Back in New England I used to have my own home studio devoted to recording and producing for local talent before it became so simple for artists to do all that for themselves. But frankly I did not listen to music for the sheer joy that I do now. I have always been partial to vintage gear because manufacturers used to put their value into performance instead of cosmetics. My listening room presently consists of vintage Pioneer gear (top to bottom) SX-1280 receiver / RT-707 open reel deck / PL-518 turntable with an Audio-Technica AT120E cartridge / CT-F 1000 cassette deck.

For speakers (not shown),a double pair of “New” advents.

OK. OK. I also do have a Sony CD player. Ugh.

5. What would be your perfect audio gear setup?
It’s not so much about the setup. Linearity and dynamic range electronics are abundant nowadays and can be measured objectively. The real issues are source material, transducers, and acoustics in the listening environment. Even if cost were no object I would not waste good money on “warm tube sound” or goofy 10K$ turntables or speakers that look like a brass band. The laws of acoustics (and psychoacoustics) are what they are. Get used to it.

Give me two high quality front channels, and a  simple “A minus B” ambience recovery channel above and to the sides. Done. The whole system (turntable / cartridge / amplification / speakers / ) should not set you back more than $2500. The listening room acoustics are another matter.

6. What is your favorite format for audio and why?
This is a trick question Raphael! There is a place and time for them all. I have a ton of (mediocre) MP3 files that I love to listen to around the house when I am cooking a fabulous dish for my lovely wife. I also have a ton of lossless digital files that I enjoy usually with headphones late in the evening. But when I really want the whole enchilada I put on vinyl and let the Advents sing. Goosebumps.

7. Would you like to share some photos of your audio gear?
FYI / if you would like more sage audio abuse advice like the above interview, feel free to visit my tumblr audio blog.

Interview conducted 21/06/2014

The concept behind Audio Enthusiasts was inspired from the amazing My Linux Rig. If you want to get interviewed drop me a line on my Tumblr, or via Twitter.

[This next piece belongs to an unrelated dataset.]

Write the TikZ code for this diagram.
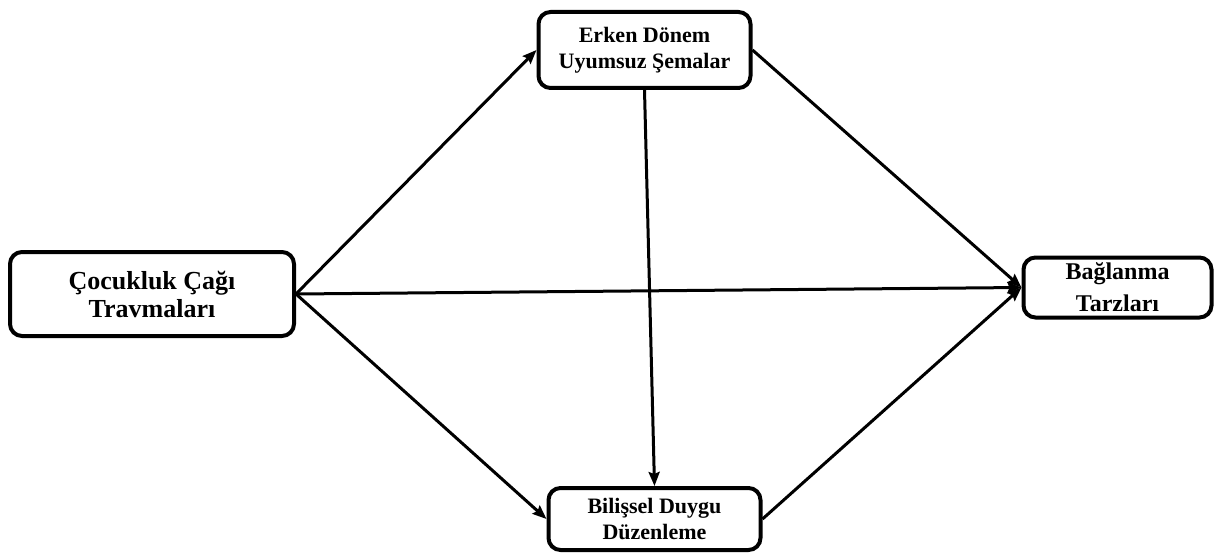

Hello! What is your stance on the digital vs analog sound? Also, I totally agree with you in the fancy cables, conductivity is conductivity. Good reads though. Thanks!

Hi there! Thanks, its always nice to have some feedback! 🙂
About my stance on the neverending digital vs analog sound wars, I enjoy digital sound….I shall now put my shootgun over the shoulder and wait for the analog lovers! XD Let them come!
In a more serious way I think (and I said this in the past) all digital studio gear is light years ahead of the harsh bad recordings of the first years of the audio compact disc, the same goes for digital players.
I like my experience with music to be a constant one, tapes and Vinyl degrade over time and I don’t enjoy the problems related with that.
Now I do enjoy the analog feel some digital recordings have, its fun to have hiss on a digital recording when you need a nostalgic feel on the recording.

That being said, I believe the format should be as faithful and constant as the day it was first played.
I also think one should have the best digital quality possible, but anything above 24bits, 96khz wont bring anything new to the music unless you have a really good system and bat ears…
So yea I’m not an analog guy but I can hear digital recordings of vinyl just fine! 😉

Vinyl resurgence, because people want beautiful stuff.

The other day I read somewhere that vinyl sales are on the rise again, people are buying more and more records and the amazing fact is that the buyers all mostly young people.
In a Mp3 and file sharing world young people are actually buying big, not practical records of old days, but why?
My first reaction was hype, young people are like pigeons they follow each other threads but it must have something behind it to appeal to such a large crowd.

In my modest opinion people enjoy the massive artwork and the little cult you have before playing a record, lets face it tumblr is full of photos of records and people enjoy sharing their record stores and market finds.

I think this is a lesson for music editors all around the world, people buy stuff to collect and if you make it they will come.

I respect people who enjoy vinyl and have fun hearing music from it! (Just don’t tell me its better in sound quality or I’ll bite like a hellhound )
    
From a record shop commercial point of view if people buy lots of records the prices will rise again, so beware of high prices in a not so far future.
As for me I’ll keep my lossless collection and compact disc one also.